How Good a Clock is Rotation? The Stellar Rotation-Mass-Age Relationship for Old Field Stars

TL;DR

This paper models stellar rotation evolution to evaluate the accuracy of rotation-based age estimates for old stars, highlighting key uncertainties and comparing this method's potential with other age-dating techniques.

Contribution

It introduces a new rotation-mass-age model based on open cluster data and quantifies fundamental uncertainties affecting rotation-based stellar age estimates.

Findings

Latitudinal differential rotation limits age precision to ~2 Gyr.

Initial rotation rate variability causes significant age ambiguity, especially in young and low-mass stars.

Current data permit systematic errors of about 30% in rotation-based ages.

Abstract

The rotation-mass-age relationship offers a promising avenue for measuring the ages of field stars, assuming the attendant uncertainties to this technique can be well characterized. We model stellar angular momentum evolution starting with a rotation distribution from open cluster M37. Our predicted rotation-mass-age relationship shows significant zero-point offsets compared to an alternative angular momentum loss law and published gyrochronology relations.
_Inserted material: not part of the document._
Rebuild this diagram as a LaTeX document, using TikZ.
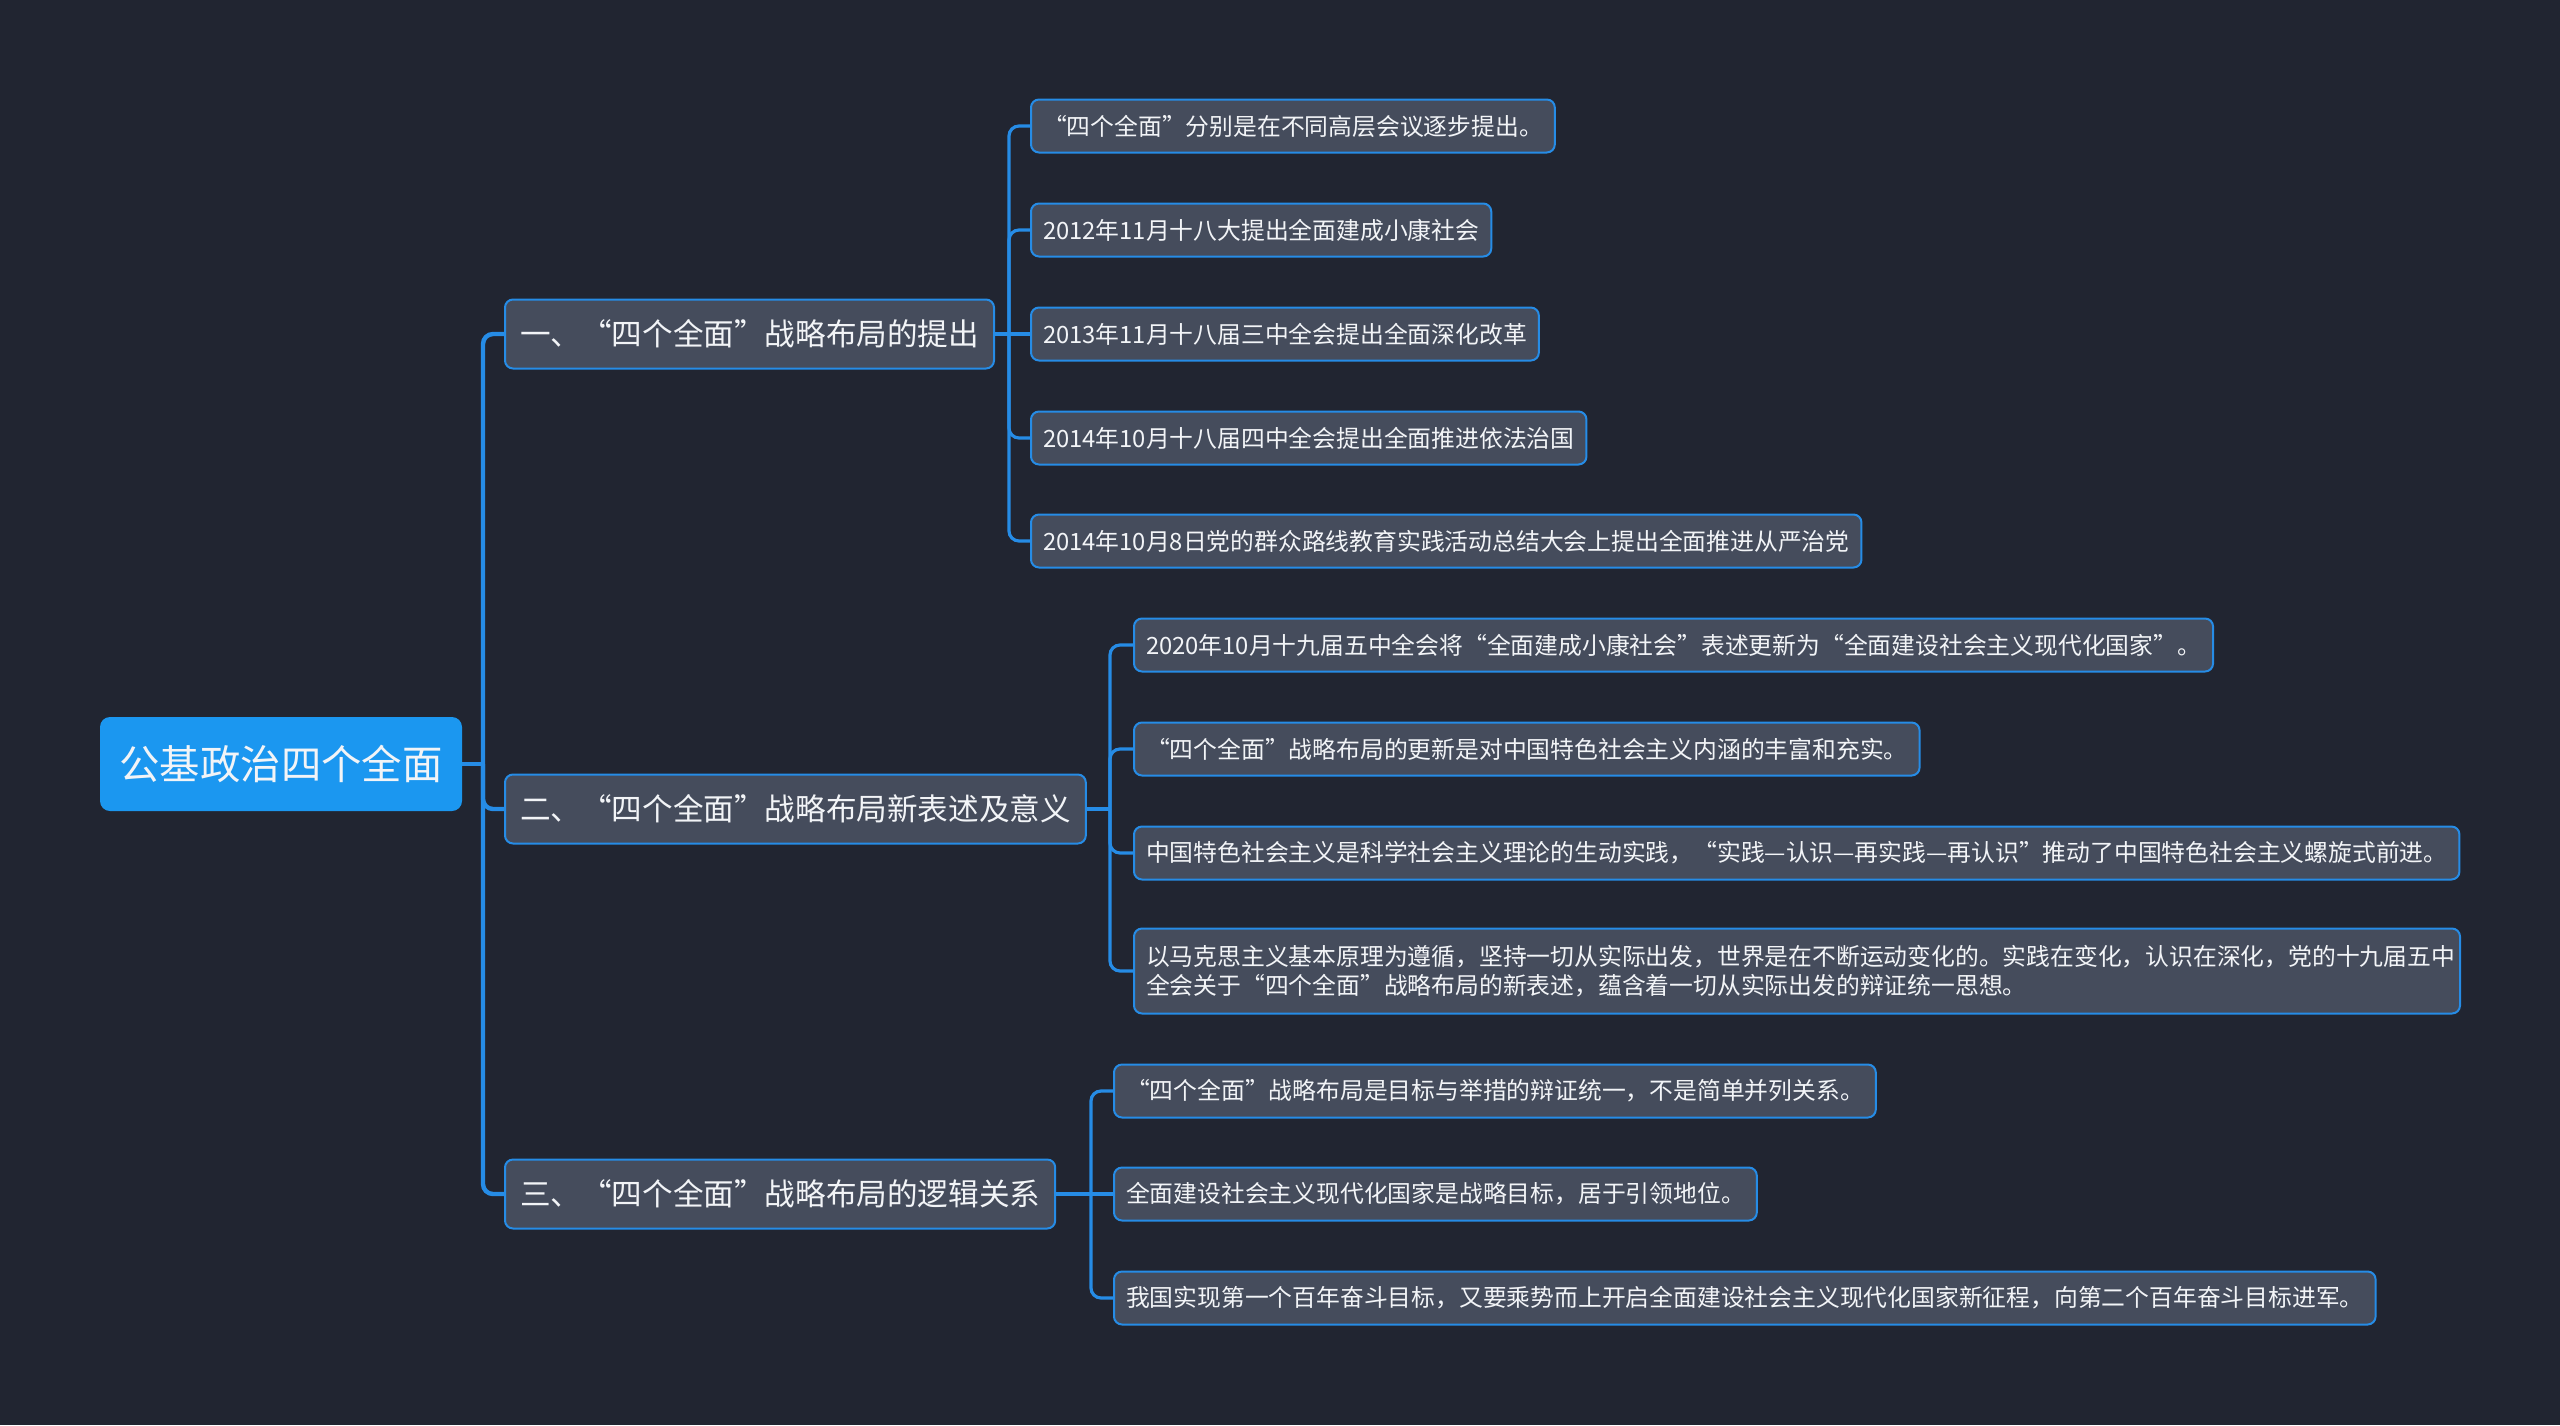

Systematic errors at the 30 percent level are permitted by current data, highlighting the need for empirical guidance. We identify two fundamental sources of uncertainty that limit the precision of rotation-based ages and quantify their impact. Stars are born with a range of rotation rates, which leads to an age range at fixed rotation period. We find that the inherent ambiguity from the initial conditions is important for all young stars, and remains large for old stars below 0.6 solar masses. Latitudinal surface differential rotation also introduces a minimum uncertainty into rotation period measurements and, by extension, rotation-based ages. Both models and the data from binary star systems 61 Cyg and alpha Cen demonstrate that latitudinal differential rotation is the limiting factor for rotation-based age precision among old field stars, inducing uncertainties at the ~2 Gyr level. We also examine the relationship between variability amplitude, rotation period, and age. Existing ground-based surveys can detect field populations with ages as old as 1-2 Gyr, while space missions can detect stars as old as the Galactic disk. In comparison with other techniques for measuring the ages of lower main sequence stars, including geometric parallax and asteroseismology, rotation-based ages have the potential to be the most precise chronometer for 0.6-1.0 solar mass stars.